The new legislation would extend last call for booze joints in an even narrower swath of the state, excluding the major cities of San Jose, Los Angeles, and San Diego. The new bill only includes San Francisco, Oakland, West Hollywood, Fresno, Palm Springs, Cathedral City, and Coachella this time — which would mean that the gays could party late in West Hollywood while in nearby Hollywood, Santa Monica, and Silver Lake, it would still be a 2 a.m. cutoff.
The last version of the bill, which died in the Assembly in late 2019 after being revised to make it a 3 a.m. last call, included Los Angeles, Sacramento, and Long Beach along with the cities in the new version.
Wiener has a new partner in the Assembly this time, newly minted Assemblymember Matt Haney, who will hopefully help get the bill passed this time. And he’s referring to the initial seven cities named as “pilot cities,” and other cities can choose to opt in as they wish.

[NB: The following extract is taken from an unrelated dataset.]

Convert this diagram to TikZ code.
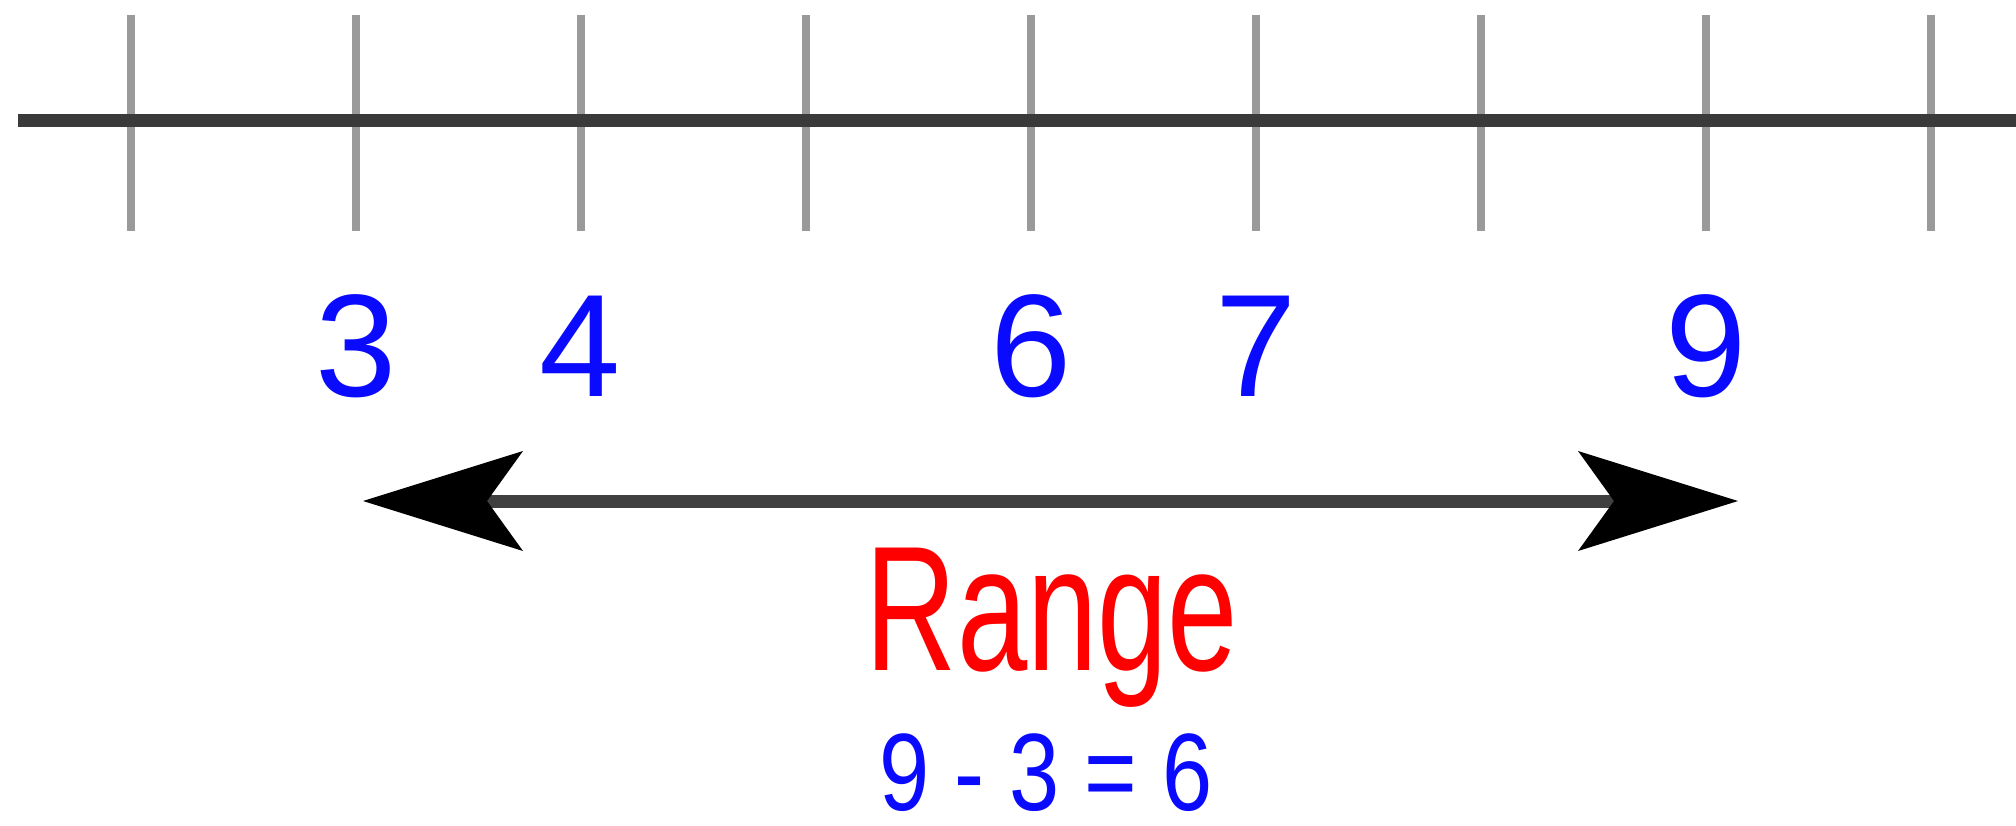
\documentclass[tikz,border=0pt]{standalone}
\usepackage{fontspec}
\setmainfont{Liberation Sans}
\usetikzlibrary{arrows.meta}
\definecolor{tickgray}{HTML}{9A9A9A}
\definecolor{axisgray}{HTML}{3A3A3A}
\definecolor{spangray}{HTML}{404040}
\definecolor{numblue}{HTML}{0A0AFF}
\definecolor{rangered}{HTML}{FF0000}
\tikzset{
  tickline/.style={draw=tickgray,line width=4pt},
  axisline/.style={draw=axisgray,line width=6.5pt},
  numlabel/.style={text=numblue,font=\fontsize{73}{80}\selectfont,anchor=base,inner sep=0pt},
  spanline/.style={draw=spangray,line width=6.5pt,{Stealth[length=80pt,width=50pt,inset=18pt,color=black,line width=0pt]}-{Stealth[length=80pt,width=50pt,inset=18pt,color=black,line width=0pt]}},
  rangetext/.style={text=rangered,font=\fontsize{89}{96}\selectfont,anchor=base,inner sep=0pt},
  calctext/.style={text=numblue,font=\fontsize{55}{60}\selectfont,anchor=base,inner sep=0pt},
}
\begin{document}
\begin{tikzpicture}[x=0.5pt,y=-0.5pt]
\useasboundingbox (0,0) rectangle (2016,825);
% ticks
\foreach \i in {0,...,8}
  \draw[tickline] ({130.5+225.1*\i},15) -- ({130.5+225.1*\i},231);
% axis
\coordinate (axL) at (18,120);
\coordinate (axR) at (2016,120);
\draw[axisline] (axL) -- (axR);
% value labels
\node[numlabel] (n3) at (356,396) {3};
\node[numlabel] (n4) at (580,396) {4};
\node[numlabel] (n6) at (1031,396) {6};
\node[numlabel] (n7) at (1256,396) {7};
\node[numlabel] (n9) at (1706,396) {9};
% span arrow
\coordinate (spanL) at (363,501);
\coordinate (spanR) at (1738,501);
\draw[spanline] (spanL) -- (spanR);
% texts
\node[rangetext] (range) at (1052,670) {\scalebox{0.71}[1]{Range}};
\node[calctext] (calc) at (1046,810) {\scalebox{0.82}[1]{9 - 3 = 6}};
\end{tikzpicture}
\end{document}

“If this bill sounds familiar, it’s because I’ve introduced similar legislation before,” Wiener says on Twitter. “In 2018, we got it passed through the Legislature, but then-Governor Brown vetoed it with a melodramatic prediction it would lead to “mischief & mayhem” — a good band name, if you ask me.”
“No, it won’t lead to mischief & mayhem,” Wiener says. “But it will lead to better, more diverse & more interesting nightlife in the cities that decide to participate. It will also help the nightlife sector, which has been battered by the pandemic.”

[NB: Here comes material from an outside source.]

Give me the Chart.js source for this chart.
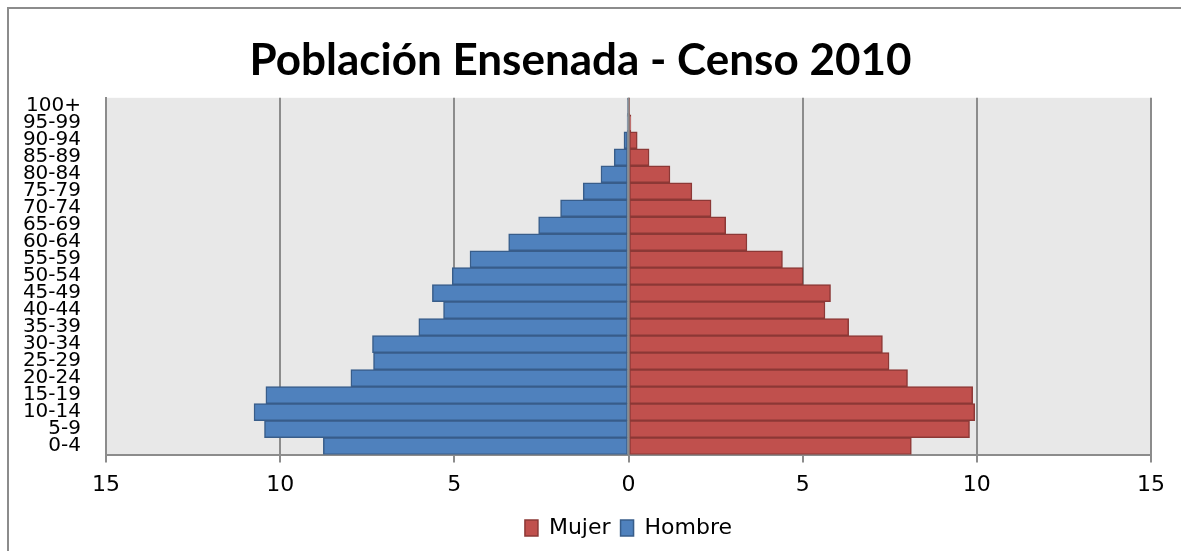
<!DOCTYPE html>
<html>
<head>
<meta charset="utf-8">
<script src="https://cdn.jsdelivr.net/npm/chart.js@4.4.0/dist/chart.umd.min.js"></script>
<style>
  html, body { margin: 0; padding: 0; background: #fff; }
  #wrap { position: relative; width: 1181px; height: 551px; }
  #frame {
    position: absolute; left: 7px; top: 7px; width: 1200px; height: 600px;
    border-left: 2px solid #8c8c8c; border-top: 2px solid #8c8c8c;
    pointer-events: none;
  }
</style>
</head>
<body>
<div id="wrap">
  <canvas id="pyramid" width="1181" height="551"></canvas>
  <div id="frame"></div>
</div>
<script>
// age groups, top to bottom
const ageGroups = ['100+', '95-99', '90-94', '85-89', '80-84', '75-79', '70-74', '65-69',
  '60-64', '55-59', '50-54', '45-49', '40-44', '35-39', '30-34', '25-29', '20-24',
  '15-19', '10-14', '5-9', '0-4'];

// percent of population
const mujer = [0.01, 0.07, 0.25, 0.59, 1.19, 1.82, 2.37, 2.79, 3.40, 4.42, 5.01, 5.80,
  5.64, 6.32, 7.29, 7.48, 8.01, 9.88, 9.94, 9.79, 8.12];
const hombre = [0.01, 0.04, 0.13, 0.41, 0.79, 1.30, 1.95, 2.58, 3.44, 4.55, 5.06, 5.63,
  5.31, 6.02, 7.35, 7.32, 7.97, 10.41, 10.75, 10.45, 8.76];

const xTicks = [-15, -10, -5, 0, 5, 10, 15];

// gray plot background, under the grid lines
const plotBg = {
  id: 'plotBg',
  beforeDraw(chart) {
    const { ctx, chartArea } = chart;
    ctx.save();
    ctx.fillStyle = '#e8e8e8';
    ctx.fillRect(chartArea.left, chartArea.top, chartArea.width, chartArea.height);
    ctx.restore();
  }
};

// vertical axis line at zero, over the bars
const zeroLine = {
  id: 'zeroLine',
  afterDatasetsDraw(chart) {
    const { ctx, chartArea, scales } = chart;
    const x = scales.x.getPixelForValue(0);
    ctx.save();
    ctx.strokeStyle = '#8c8c8c';
    ctx.lineWidth = 2;
    ctx.beginPath();
    ctx.moveTo(x, chartArea.top);
    ctx.lineTo(x, chartArea.bottom);
    ctx.stroke();
    ctx.restore();
  }
};

const ctx = document.getElementById('pyramid');
new Chart(ctx, {
  type: 'bar',
  data: {
    labels: ageGroups,
    datasets: [
      {
        label: 'Mujer',
        data: mujer,
        backgroundColor: '#c0504d',
        borderColor: '#8c3836',
        borderWidth: 1.5,
        borderSkipped: false
      },
      {
        label: 'Hombre',
        data: hombre.map(v => -v),
        backgroundColor: '#4f81bd',
        borderColor: '#385d8a',
        borderWidth: 1.5,
        borderSkipped: false
      }
    ]
  },
  options: {
    indexAxis: 'y',
    responsive: false,
    animation: false,
    barPercentage: 1,
    categoryPercentage: 1,
    layout: { padding: { left: 10, right: 30, top: 0, bottom: 2 } },
    plugins: {
      title: {
        display: true,
        text: 'Población Ensenada - Censo 2010',
        color: '#000',
        font: { family: 'Lato', size: 44, weight: 'bold' },
        padding: { top: 34, bottom: 11 }
      },
      legend: {
        position: 'bottom',
        fullSize: false,
        labels: {
          color: '#000',
          font: { family: 'DejaVu Sans', size: 22 },
          boxWidth: 13,
          boxHeight: 16,
          padding: 10
        }
      },
      tooltip: { enabled: false }
    },
    scales: {
      x: {
        stacked: true,
        min: -15,
        max: 15,
        afterBuildTicks: scale => { scale.ticks = xTicks.map(v => ({ value: v })); },
        grid: { color: '#8c8c8c', lineWidth: 2, tickLength: 8, drawTicks: true },
        border: { color: '#8c8c8c', width: 2 },
        ticks: {
          color: '#000',
          font: { family: 'DejaVu Sans', size: 22 },
          padding: 9,
          callback: v => Math.abs(v)
        }
      },
      y: {
        stacked: true,
        afterFit: scale => { scale.width = 96; },
        grid: { display: false },
        border: { color: '#8c8c8c', width: 2 },
        ticks: {
          color: '#000',
          autoSkip: false,
          font: { family: 'DejaVu Sans', size: 20 },
          padding: 17
        }
      }
    }
  },
  plugins: [plotBg, zeroLine]
});
</script>
</body>
</html>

If this bill sounds familiar, it’s because I’ve introduced similar legislation before. In 2018, we got it passed through the Legislature, but then-Governor Brown vetoed it with a melodramatic prediction it would lead to “mischief & mayhem” – a good band name, if you ask me.
— Senator Scott Wiener (@Scott_Wiener) June 3, 2022
Then-Governor Brown voiced concerns, which have been promulgated by groups like Mothers Against Drunk Driving and the cops, that adding two hours to nightlife would lead to more drunk driving, but there isn’t necessarily evidence to back this up — and with the advent of rideshares, this is less and less of a potential issue. Also, advocates of the extended last call have suggested that adding more time allows drivers more possible hours in which to sober up — and could lead to less binge-drinking before the 2 a.m. cutoff.
The 2018 legislation that Brown vetoed was a rehashing of legislation that Leno had floated several times through the legislature.
Governor Gavin Newsom, himself a bar- and wine-business owner in his past, is likely to be much more inclined to sign the legislation so long as it can pass the Assembly this time.
“A few more hours, in many cases, will mean the difference for [bars and nightclubs] as to whether they’ll be able to survive,” Haney said in comments to KRON4. “This isn’t requiring anyone to do anything. It allows seven cities including ours to have the option to do what works for them.”
And as Castro Supervisor Rafael Mandelman says, “Coming out of the pandemic, as we think about what the future of San Francisco is, about the future of our cities — cities around the world have nightlife that go past two in the morning.” And he adds that what works for rural towns in California doesn’t need to apply to big urban areas that are generally buzzing past 2 a.m. on weekends anyway.